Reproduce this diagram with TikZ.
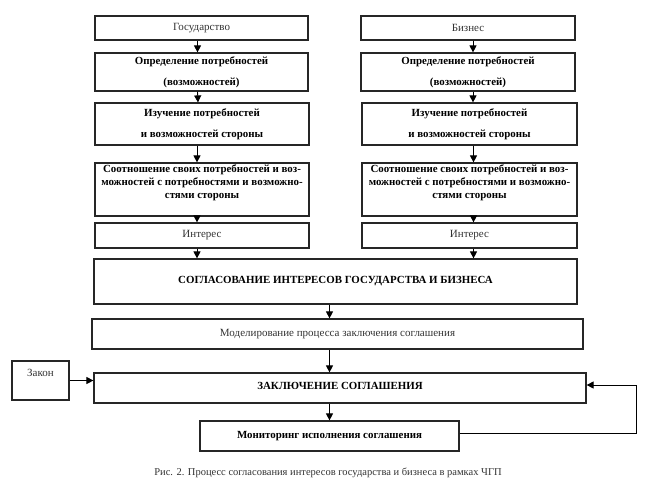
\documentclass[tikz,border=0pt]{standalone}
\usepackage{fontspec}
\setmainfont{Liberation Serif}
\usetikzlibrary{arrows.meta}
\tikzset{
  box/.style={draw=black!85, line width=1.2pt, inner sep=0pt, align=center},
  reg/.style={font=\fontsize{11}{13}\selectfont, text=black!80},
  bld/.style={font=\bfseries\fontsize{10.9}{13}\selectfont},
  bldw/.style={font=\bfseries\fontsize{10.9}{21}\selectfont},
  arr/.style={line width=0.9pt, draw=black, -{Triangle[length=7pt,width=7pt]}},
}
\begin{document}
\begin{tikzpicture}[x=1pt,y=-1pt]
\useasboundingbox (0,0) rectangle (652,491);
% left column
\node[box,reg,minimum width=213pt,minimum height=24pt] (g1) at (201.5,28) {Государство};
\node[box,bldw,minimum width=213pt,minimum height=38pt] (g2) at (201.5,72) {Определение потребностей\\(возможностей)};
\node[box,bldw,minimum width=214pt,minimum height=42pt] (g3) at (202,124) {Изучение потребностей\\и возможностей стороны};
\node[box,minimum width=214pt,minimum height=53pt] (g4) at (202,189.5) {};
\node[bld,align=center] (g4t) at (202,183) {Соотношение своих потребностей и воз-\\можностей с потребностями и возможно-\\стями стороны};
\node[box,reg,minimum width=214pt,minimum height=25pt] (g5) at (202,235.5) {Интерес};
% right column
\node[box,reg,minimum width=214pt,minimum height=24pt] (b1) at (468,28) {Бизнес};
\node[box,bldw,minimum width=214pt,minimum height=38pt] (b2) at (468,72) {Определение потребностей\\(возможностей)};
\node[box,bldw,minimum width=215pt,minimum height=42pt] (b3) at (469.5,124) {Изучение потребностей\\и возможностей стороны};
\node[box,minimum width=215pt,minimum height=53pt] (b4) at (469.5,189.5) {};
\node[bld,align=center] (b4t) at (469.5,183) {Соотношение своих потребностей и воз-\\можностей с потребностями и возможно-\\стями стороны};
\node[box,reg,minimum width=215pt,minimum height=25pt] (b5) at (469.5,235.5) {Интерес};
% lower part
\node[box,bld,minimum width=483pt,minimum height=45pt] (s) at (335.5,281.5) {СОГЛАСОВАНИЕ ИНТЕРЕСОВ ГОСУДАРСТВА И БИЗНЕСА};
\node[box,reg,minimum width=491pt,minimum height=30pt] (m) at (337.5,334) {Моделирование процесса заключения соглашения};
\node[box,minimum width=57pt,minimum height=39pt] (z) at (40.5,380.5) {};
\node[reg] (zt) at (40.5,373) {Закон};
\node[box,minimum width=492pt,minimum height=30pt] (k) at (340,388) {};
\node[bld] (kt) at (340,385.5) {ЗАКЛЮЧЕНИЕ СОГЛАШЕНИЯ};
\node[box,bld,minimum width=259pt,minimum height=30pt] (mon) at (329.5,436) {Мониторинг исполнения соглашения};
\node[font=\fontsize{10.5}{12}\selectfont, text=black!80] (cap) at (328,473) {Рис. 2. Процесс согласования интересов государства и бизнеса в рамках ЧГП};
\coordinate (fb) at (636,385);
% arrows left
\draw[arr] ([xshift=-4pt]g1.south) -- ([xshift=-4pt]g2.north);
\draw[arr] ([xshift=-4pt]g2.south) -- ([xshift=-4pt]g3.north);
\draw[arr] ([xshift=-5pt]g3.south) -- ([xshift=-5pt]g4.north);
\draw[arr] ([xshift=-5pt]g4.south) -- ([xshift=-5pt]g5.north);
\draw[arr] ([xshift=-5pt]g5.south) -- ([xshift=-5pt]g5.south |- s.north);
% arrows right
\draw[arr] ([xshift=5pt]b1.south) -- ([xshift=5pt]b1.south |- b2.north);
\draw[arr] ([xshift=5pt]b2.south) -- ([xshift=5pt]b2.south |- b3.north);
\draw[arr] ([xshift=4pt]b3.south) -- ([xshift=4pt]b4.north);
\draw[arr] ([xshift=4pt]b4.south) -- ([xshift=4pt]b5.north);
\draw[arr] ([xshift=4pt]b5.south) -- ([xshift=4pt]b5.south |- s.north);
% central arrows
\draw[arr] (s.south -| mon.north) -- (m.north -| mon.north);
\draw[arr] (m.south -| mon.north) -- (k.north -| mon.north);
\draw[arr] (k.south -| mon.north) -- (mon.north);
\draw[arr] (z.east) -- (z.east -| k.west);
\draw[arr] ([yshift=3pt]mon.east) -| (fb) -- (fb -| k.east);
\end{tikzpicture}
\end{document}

========

TASK
Reproduce the material above verbatim; omit every picture.

OUTPUT FOR THIS TASK
Reproduce this diagram with TikZ.
\documentclass[tikz,border=0pt]{standalone}
\usepackage{fontspec}
\setmainfont{Liberation Serif}
\usetikzlibrary{arrows.meta}
\tikzset{
  box/.style={draw=black!85, line width=1.2pt, inner sep=0pt, align=center},
  reg/.style={font=\fontsize{11}{13}\selectfont, text=black!80},
  bld/.style={font=\bfseries\fontsize{10.9}{13}\selectfont},
  bldw/.style={font=\bfseries\fontsize{10.9}{21}\selectfont},
  arr/.style={line width=0.9pt, draw=black, -{Triangle[length=7pt,width=7pt]}},
}
\begin{document}
\begin{tikzpicture}[x=1pt,y=-1pt]
\useasboundingbox (0,0) rectangle (652,491);
% left column
\node[box,reg,minimum width=213pt,minimum height=24pt] (g1) at (201.5,28) {Государство};
\node[box,bldw,minimum width=213pt,minimum height=38pt] (g2) at (201.5,72) {Определение потребностей\\(возможностей)};
\node[box,bldw,minimum width=214pt,minimum height=42pt] (g3) at (202,124) {Изучение потребностей\\и возможностей стороны};
\node[box,minimum width=214pt,minimum height=53pt] (g4) at (202,189.5) {};
\node[bld,align=center] (g4t) at (202,183) {Соотношение своих потребностей и воз-\\можностей с потребностями и возможно-\\стями стороны};
\node[box,reg,minimum width=214pt,minimum height=25pt] (g5) at (202,235.5) {Интерес};
% right column
\node[box,reg,minimum width=214pt,minimum height=24pt] (b1) at (468,28) {Бизнес};
\node[box,bldw,minimum width=214pt,minimum height=38pt] (b2) at (468,72) {Определение потребностей\\(возможностей)};
\node[box,bldw,minimum width=215pt,minimum height=42pt] (b3) at (469.5,124) {Изучение потребностей\\и возможностей стороны};
\node[box,minimum width=215pt,minimum height=53pt] (b4) at (469.5,189.5) {};
\node[bld,align=center] (b4t) at (469.5,183) {Соотношение своих потребностей и воз-\\можностей с потребностями и возможно-\\стями стороны};
\node[box,reg,minimum width=215pt,minimum height=25pt] (b5) at (469.5,235.5) {Интерес};
% lower part
\node[box,bld,minimum width=483pt,minimum height=45pt] (s) at (335.5,281.5) {СОГЛАСОВАНИЕ ИНТЕРЕСОВ ГОСУДАРСТВА И БИЗНЕСА};
\node[box,reg,minimum width=491pt,minimum height=30pt] (m) at (337.5,334) {Моделирование процесса заключения соглашения};
\node[box,minimum width=57pt,minimum height=39pt] (z) at (40.5,380.5) {};
\node[reg] (zt) at (40.5,373) {Закон};
\node[box,minimum width=492pt,minimum height=30pt] (k) at (340,388) {};
\node[bld] (kt) at (340,385.5) {ЗАКЛЮЧЕНИЕ СОГЛАШЕНИЯ};
\node[box,bld,minimum width=259pt,minimum height=30pt] (mon) at (329.5,436) {Мониторинг исполнения соглашения};
\node[font=\fontsize{10.5}{12}\selectfont, text=black!80] (cap) at (328,473) {Рис. 2. Процесс согласования интересов государства и бизнеса в рамках ЧГП};
\coordinate (fb) at (636,385);
% arrows left
\draw[arr] ([xshift=-4pt]g1.south) -- ([xshift=-4pt]g2.north);
\draw[arr] ([xshift=-4pt]g2.south) -- ([xshift=-4pt]g3.north);
\draw[arr] ([xshift=-5pt]g3.south) -- ([xshift=-5pt]g4.north);
\draw[arr] ([xshift=-5pt]g4.south) -- ([xshift=-5pt]g5.north);
\draw[arr] ([xshift=-5pt]g5.south) -- ([xshift=-5pt]g5.south |- s.north);
% arrows right
\draw[arr] ([xshift=5pt]b1.south) -- ([xshift=5pt]b1.south |- b2.north);
\draw[arr] ([xshift=5pt]b2.south) -- ([xshift=5pt]b2.south |- b3.north);
\draw[arr] ([xshift=4pt]b3.south) -- ([xshift=4pt]b4.north);
\draw[arr] ([xshift=4pt]b4.south) -- ([xshift=4pt]b5.north);
\draw[arr] ([xshift=4pt]b5.south) -- ([xshift=4pt]b5.south |- s.north);
% central arrows
\draw[arr] (s.south -| mon.north) -- (m.north -| mon.north);
\draw[arr] (m.south -| mon.north) -- (k.north -| mon.north);
\draw[arr] (k.south -| mon.north) -- (mon.north);
\draw[arr] (z.east) -- (z.east -| k.west);
\draw[arr] ([yshift=3pt]mon.east) -| (fb) -- (fb -| k.east);
\end{tikzpicture}
\end{document}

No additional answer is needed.